DIRECTION —
Reproduce the listing exactly and skip over any pictures.

DATA FOR THIS TASK —
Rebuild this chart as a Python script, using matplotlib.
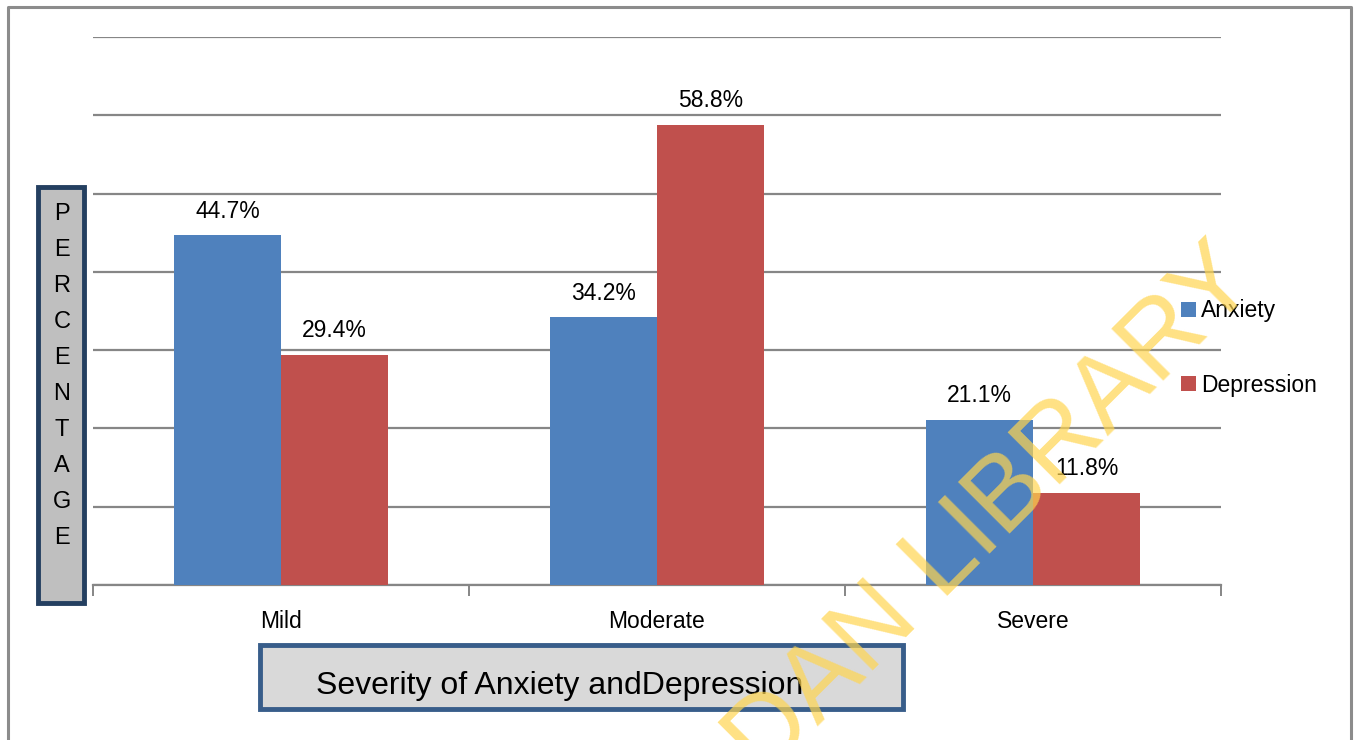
import matplotlib.pyplot as plt
from matplotlib.patches import Rectangle
import numpy as np

plt.rcParams['font.family'] = ['Liberation Sans', 'DejaVu Sans']

categories = ["Mild", "Moderate", "Severe"]
anxiety = [44.7, 34.2, 21.1]
depression = [29.4, 58.8, 11.8]
series_names = ["Anxiety", "Depression"]
colors = ["#4F81BD", "#C0504D"]

fig = plt.figure(figsize=(13.56, 7.40), dpi=100)
ax = fig.add_axes([93 / 1356, 155 / 740, 1128 / 1356, 548 / 740])

x = np.arange(len(categories))
w = 0.285
b1 = ax.bar(x - w / 2, anxiety, w, color=colors[0], label=series_names[0], zorder=3)
b2 = ax.bar(x + w / 2, depression, w, color=colors[1], label=series_names[1], zorder=3)

for bars, vals in [(b1, anxiety), (b2, depression)]:
    for r, v in zip(bars, vals):
        ax.annotate(f"{v}%", (r.get_x() + r.get_width() / 2, v),
                    xytext=(0, 9), textcoords="offset points",
                    ha="center", va="bottom", fontsize=16.5, zorder=5)

ax.set_xlim(-0.5, 2.5)
ax.set_ylim(0, 70)
ax.set_yticks(np.arange(0, 71, 10))
ax.yaxis.grid(True, color="#868686", lw=1.6, zorder=0)
ax.tick_params(axis="y", length=0, labelleft=False)
for s in ["top", "right", "left"]:
    ax.spines[s].set_visible(False)
ax.spines["bottom"].set_color("#868686")
ax.spines["bottom"].set_linewidth(1.6)

ax.set_xticks([-0.5, 0.5, 1.5, 2.5], minor=False)
ax.set_xticklabels([])
ax.tick_params(axis="x", length=8, width=1.4, color="#868686")
for xi, c in zip(x, categories):
    ax.text(xi, -4.7, c, ha="center", va="center", fontsize=16.5)

# legend
leg = fig.legend(handles=[b1, b2], loc="center left",
                 bbox_to_anchor=(1160 / 1356, (740 - 348) / 740),
                 frameon=False, fontsize=16.5, handlelength=0.65, handleheight=0.65,
                 handletextpad=0.25, labelspacing=2.23)

# y label box
fig.patches.append(Rectangle((38 / 1356, (740 - 603) / 740), 46 / 1356, 416 / 740,
                             transform=fig.transFigure, facecolor="#BFBFBF",
                             edgecolor="#243F60", lw=3.5, zorder=1))
for i, ch in enumerate("PERCENTAGE"):
    fig.text(62 / 1356, (740 - 214 - i * 36.0) / 740, ch, ha="center", va="center",
             fontsize=17)

# x label box
fig.patches.append(Rectangle((260 / 1356, (740 - 709) / 740), 643 / 1356, 64 / 740,
                             transform=fig.transFigure, facecolor="#D9D9D9",
                             edgecolor="#385D8A", lw=3.5, zorder=1))
fig.text(560 / 1356, (740 - 686) / 740, "Severity of Anxiety andDepression",
         ha="center", va="center", fontsize=23)

# outer frame (open at bottom)
fig.add_artist(plt.Line2D([8 / 1356, 8 / 1356, 1351 / 1356, 1351 / 1356],
                          [0, (740 - 7) / 740, (740 - 7) / 740, 0],
                          transform=fig.transFigure, color="#8C8C8C", lw=2.2))

# watermark
fig.text(1260 / 1356, (740 - 284) / 740, "UNIVERSITY OF IBADAN LIBRARY",
         rotation=45, rotation_mode="anchor", ha="right", va="baseline",
         fontsize=76, color="#FFD54F", alpha=0.7, zorder=10)

fig.savefig("out.png", dpi=100)
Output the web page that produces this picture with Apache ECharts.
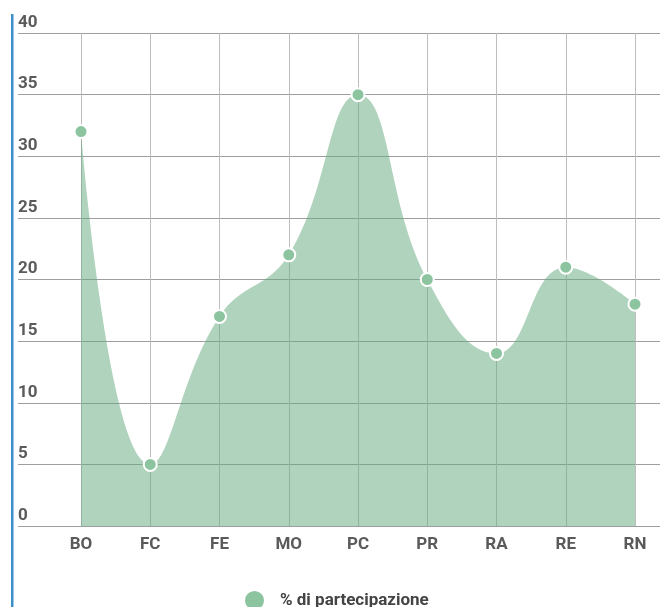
<!DOCTYPE html>
<html>
<head>
<meta charset="utf-8">
<script src="https://cdn.jsdelivr.net/npm/echarts@6/dist/echarts.min.js"></script>
<style>
  html, body { margin: 0; padding: 0; background: #fff; }
  #chart { width: 660px; height: 607px; }
</style>
</head>
<body>
<div id="chart"></div>
<script>
// Province codes and participation share (%)
const categories = ['BO', 'FC', 'FE', 'MO', 'PC', 'PR', 'RA', 'RE', 'RN'];
const partecipazione = [32, 5, 17, 22, 35, 20, 14, 21, 18];
const seriesName = '% di partecipazione';
const yMin = 0, yMax = 40, yStep = 5;

const labelFont = { fontFamily: 'Roboto', fontSize: 17, fontWeight: 'bold', color: '#5a5a5a' };

const chart = echarts.init(document.getElementById('chart'), null, { renderer: 'canvas' });
chart.setOption({
  animation: false,
  backgroundColor: '#fff',
  graphic: [{
    type: 'rect',
    shape: { x: 11, y: 14, width: 2.5, height: 600 },
    style: { fill: '#3d8fcc' }
  }],
  legend: {
    data: [seriesName],
    left: 243, top: 589, padding: 0,
    icon: 'circle', itemWidth: 21, itemHeight: 21, itemGap: 10,
    textStyle: Object.assign({}, labelFont, { color: '#444', padding: [0, 0, 0, 10] })
  },
  grid: [
    // full-width grid carrying the value axis and horizontal rules
    { left: 18, right: 0, top: 33, bottom: 81 },
    // plotting grid, category points sit on its edges
    { left: 81, right: 25, top: 33, bottom: 81 }
  ],
  xAxis: [
    { gridIndex: 0, type: 'value', show: false, min: 0, max: 1 },
    {
      gridIndex: 1, type: 'category', data: categories, boundaryGap: false,
      axisLine: { show: false }, axisTick: { show: false },
      axisLabel: Object.assign({ margin: 10 }, labelFont),
      splitLine: { show: true, lineStyle: { color: '#bdbdbd', width: 1 } }
    }
  ],
  yAxis: [
    {
      gridIndex: 0, type: 'value', min: yMin, max: yMax, interval: yStep,
      axisLine: { show: false }, axisTick: { show: false },
      axisLabel: Object.assign({ inside: true, margin: 0, verticalAlign: 'bottom', align: 'left', padding: [0, 0, 2, 0] }, labelFont),
      splitLine: { show: true, lineStyle: { color: '#9e9e9e', width: 1 } }
    },
    {
      gridIndex: 1, type: 'value', min: yMin, max: yMax, interval: yStep, show: false,
      splitLine: { show: false }
    }
  ],
  series: [{
    name: seriesName,
    type: 'line',
    xAxisIndex: 1, yAxisIndex: 1,
    data: partecipazione,
    smooth: 0.45,
    symbol: 'circle',
    symbolSize: 13,
    lineStyle: { width: 0 },
    itemStyle: { color: '#8cc4a0', borderColor: '#fff', borderWidth: 2 },
    areaStyle: { color: 'rgba(104,170,128,0.52)', opacity: 1 }
  }]
});
</script>
</body>
</html>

FULL OUTPUT —
Rebuild this chart as a Python script, using matplotlib.
import matplotlib.pyplot as plt
from matplotlib.patches import Rectangle
import numpy as np

plt.rcParams['font.family'] = ['Liberation Sans', 'DejaVu Sans']

categories = ["Mild", "Moderate", "Severe"]
anxiety = [44.7, 34.2, 21.1]
depression = [29.4, 58.8, 11.8]
series_names = ["Anxiety", "Depression"]
colors = ["#4F81BD", "#C0504D"]

fig = plt.figure(figsize=(13.56, 7.40), dpi=100)
ax = fig.add_axes([93 / 1356, 155 / 740, 1128 / 1356, 548 / 740])

x = np.arange(len(categories))
w = 0.285
b1 = ax.bar(x - w / 2, anxiety, w, color=colors[0], label=series_names[0], zorder=3)
b2 = ax.bar(x + w / 2, depression, w, color=colors[1], label=series_names[1], zorder=3)

for bars, vals in [(b1, anxiety), (b2, depression)]:
    for r, v in zip(bars, vals):
        ax.annotate(f"{v}%", (r.get_x() + r.get_width() / 2, v),
                    xytext=(0, 9), textcoords="offset points",
                    ha="center", va="bottom", fontsize=16.5, zorder=5)

ax.set_xlim(-0.5, 2.5)
ax.set_ylim(0, 70)
ax.set_yticks(np.arange(0, 71, 10))
ax.yaxis.grid(True, color="#868686", lw=1.6, zorder=0)
ax.tick_params(axis="y", length=0, labelleft=False)
for s in ["top", "right", "left"]:
    ax.spines[s].set_visible(False)
ax.spines["bottom"].set_color("#868686")
ax.spines["bottom"].set_linewidth(1.6)

ax.set_xticks([-0.5, 0.5, 1.5, 2.5], minor=False)
ax.set_xticklabels([])
ax.tick_params(axis="x", length=8, width=1.4, color="#868686")
for xi, c in zip(x, categories):
    ax.text(xi, -4.7, c, ha="center", va="center", fontsize=16.5)

# legend
leg = fig.legend(handles=[b1, b2], loc="center left",
                 bbox_to_anchor=(1160 / 1356, (740 - 348) / 740),
                 frameon=False, fontsize=16.5, handlelength=0.65, handleheight=0.65,
                 handletextpad=0.25, labelspacing=2.23)

# y label box
fig.patches.append(Rectangle((38 / 1356, (740 - 603) / 740), 46 / 1356, 416 / 740,
                             transform=fig.transFigure, facecolor="#BFBFBF",
                             edgecolor="#243F60", lw=3.5, zorder=1))
for i, ch in enumerate("PERCENTAGE"):
    fig.text(62 / 1356, (740 - 214 - i * 36.0) / 740, ch, ha="center", va="center",
             fontsize=17)

# x label box
fig.patches.append(Rectangle((260 / 1356, (740 - 709) / 740), 643 / 1356, 64 / 740,
                             transform=fig.transFigure, facecolor="#D9D9D9",
                             edgecolor="#385D8A", lw=3.5, zorder=1))
fig.text(560 / 1356, (740 - 686) / 740, "Severity of Anxiety andDepression",
         ha="center", va="center", fontsize=23)

# outer frame (open at bottom)
fig.add_artist(plt.Line2D([8 / 1356, 8 / 1356, 1351 / 1356, 1351 / 1356],
                          [0, (740 - 7) / 740, (740 - 7) / 740, 0],
                          transform=fig.transFigure, color="#8C8C8C", lw=2.2))

# watermark
fig.text(1260 / 1356, (740 - 284) / 740, "UNIVERSITY OF IBADAN LIBRARY",
         rotation=45, rotation_mode="anchor", ha="right", va="baseline",
         fontsize=76, color="#FFD54F", alpha=0.7, zorder=10)

fig.savefig("out.png", dpi=100)
Output the web page that produces this picture with Apache ECharts.
<!DOCTYPE html>
<html>
<head>
<meta charset="utf-8">
<script src="https://cdn.jsdelivr.net/npm/echarts@6/dist/echarts.min.js"></script>
<style>
  html, body { margin: 0; padding: 0; background: #fff; }
  #chart { width: 660px; height: 607px; }
</style>
</head>
<body>
<div id="chart"></div>
<script>
// Province codes and participation share (%)
const categories = ['BO', 'FC', 'FE', 'MO', 'PC', 'PR', 'RA', 'RE', 'RN'];
const partecipazione = [32, 5, 17, 22, 35, 20, 14, 21, 18];
const seriesName = '% di partecipazione';
const yMin = 0, yMax = 40, yStep = 5;

const labelFont = { fontFamily: 'Roboto', fontSize: 17, fontWeight: 'bold', color: '#5a5a5a' };

const chart = echarts.init(document.getElementById('chart'), null, { renderer: 'canvas' });
chart.setOption({
  animation: false,
  backgroundColor: '#fff',
  graphic: [{
    type: 'rect',
    shape: { x: 11, y: 14, width: 2.5, height: 600 },
    style: { fill: '#3d8fcc' }
  }],
  legend: {
    data: [seriesName],
    left: 243, top: 589, padding: 0,
    icon: 'circle', itemWidth: 21, itemHeight: 21, itemGap: 10,
    textStyle: Object.assign({}, labelFont, { color: '#444', padding: [0, 0, 0, 10] })
  },
  grid: [
    // full-width grid carrying the value axis and horizontal rules
    { left: 18, right: 0, top: 33, bottom: 81 },
    // plotting grid, category points sit on its edges
    { left: 81, right: 25, top: 33, bottom: 81 }
  ],
  xAxis: [
    { gridIndex: 0, type: 'value', show: false, min: 0, max: 1 },
    {
      gridIndex: 1, type: 'category', data: categories, boundaryGap: false,
      axisLine: { show: false }, axisTick: { show: false },
      axisLabel: Object.assign({ margin: 10 }, labelFont),
      splitLine: { show: true, lineStyle: { color: '#bdbdbd', width: 1 } }
    }
  ],
  yAxis: [
    {
      gridIndex: 0, type: 'value', min: yMin, max: yMax, interval: yStep,
      axisLine: { show: false }, axisTick: { show: false },
      axisLabel: Object.assign({ inside: true, margin: 0, verticalAlign: 'bottom', align: 'left', padding: [0, 0, 2, 0] }, labelFont),
      splitLine: { show: true, lineStyle: { color: '#9e9e9e', width: 1 } }
    },
    {
      gridIndex: 1, type: 'value', min: yMin, max: yMax, interval: yStep, show: false,
      splitLine: { show: false }
    }
  ],
  series: [{
    name: seriesName,
    type: 'line',
    xAxisIndex: 1, yAxisIndex: 1,
    data: partecipazione,
    smooth: 0.45,
    symbol: 'circle',
    symbolSize: 13,
    lineStyle: { width: 0 },
    itemStyle: { color: '#8cc4a0', borderColor: '#fff', borderWidth: 2 },
    areaStyle: { color: 'rgba(104,170,128,0.52)', opacity: 1 }
  }]
});
</script>
</body>
</html>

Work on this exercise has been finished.